I rave party sono la fiera dell'illegalità e dell'anarchia. Fermarli è doveroso
Dallo sgombero (pacifico) a Modena alle decisioni del Consiglio di Ministri. Oggi è un giorno nero per chi credeva di poter continuare a fare quello che gli pare
C’è ancora chi pensa che i cosiddetti rave party siano un simbolo di libertà. Praticamente una festa di Paese, una processione religiosa, come le celebrazioni del santo patrono. Non scherziamo. La libertà di contravvenire alle regole non può essere ammessa, perché non è libertà: è anarchia.
Ma non è solo questo. In Italia vale anche un discorso di eguaglianza dinanzi alla legge. In un paese in cui la burocrazia può rovinarti la vita per un divieto di sosta non pagato, non possiamo tollerare che si creino sacche di illegalità in cui si calpestano le più elementari norme sanitarie, fiscali, con l’utilizzo più o meno disinvolto di sostanze stupefacenti. Tollerare i rave party selvaggi e non autorizzati significa certificare la resa dello Stato.
Almeno finora, sembra che Piantedosi abbia fatto in pochi giorni ciò che non è riuscito alla Lamorgese in diversi anni. Anzi, di fatto possiamo certificare il “licenziamento”, nei fatti, della linea Lamorgese. Le operazioni di sgombero a Modena, dove tremila persone si erano date appuntamento a poche centinaia di metri dal casello autostradale, sono iniziate senza troppi problemi: è bastato minacciare il pugno duro per risolvere la situazione. Segno che parecchi nodi potrebbero sciogliersi facilmente se solo ci fosse la volontà politica. Il cambio di passo rispetto al passato è evidente. Ricordiamo con sgomento la follia della festa illegale di Mezzano, nell’agosto del 2021, quando per sei giorni una fetta del territorio nazionale venne messa a ferro e fuoco – e ci scappò purtroppo anche il morto – mentre, in lontananza, la pubblica sicurezza rimaneva tranquilla a guardare. Evidentemente, se nulla si fece, era perché mancava il coraggio delle istituzioni di far rispettare sé stesse. Il ripristino dell’ordine venne subordinato ad interessi politici, quelli di chi è convinto che i rave party siano ascrivibili al puro folklore, neanche fossero delle sagre paesane da tutelare.

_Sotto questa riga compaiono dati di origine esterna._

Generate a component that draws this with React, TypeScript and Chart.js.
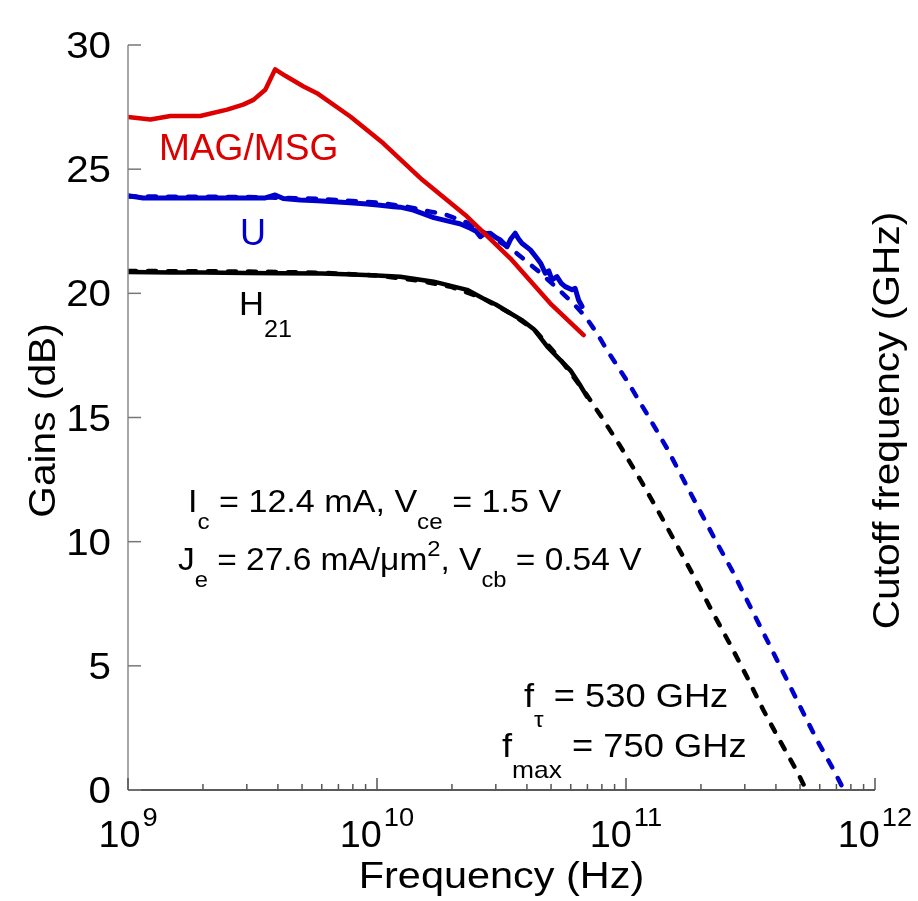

Il nuovo arrivato sulla poltrona del Viminale aveva promesso che la musica sarebbe cambiata, e in base ai primi segnali, così è stato. Oggi il consiglio dei ministri dovrebbe licenziare un decreto che sancisce una stretta sulle feste illegali, e che prevede sequestri e confische del materiale utilizzato, reclusione da tre a sei anni per gli organizzatori, e multe fino a 10 mila euro. Ci sarà senz’altro chi, di fronte a questo giro di vite, griderà all’autoritarismo. Ma assicurare il rispetto delle regole e la sicurezza di certi territori (nel caso di Modena, anche della comunicazione autostradale) non dovrebbe fare notizia. Al contrario, dovrebbe costituire la normale condotta di uno Stato democratico. La speranza è che la linea Piantedosi possa costituire un modello di governo, nel rispetto dei diritti di tutti: se si impone una linea, la si porti avanti con coraggio. La maggioranza silenziosa degli italiani approverà.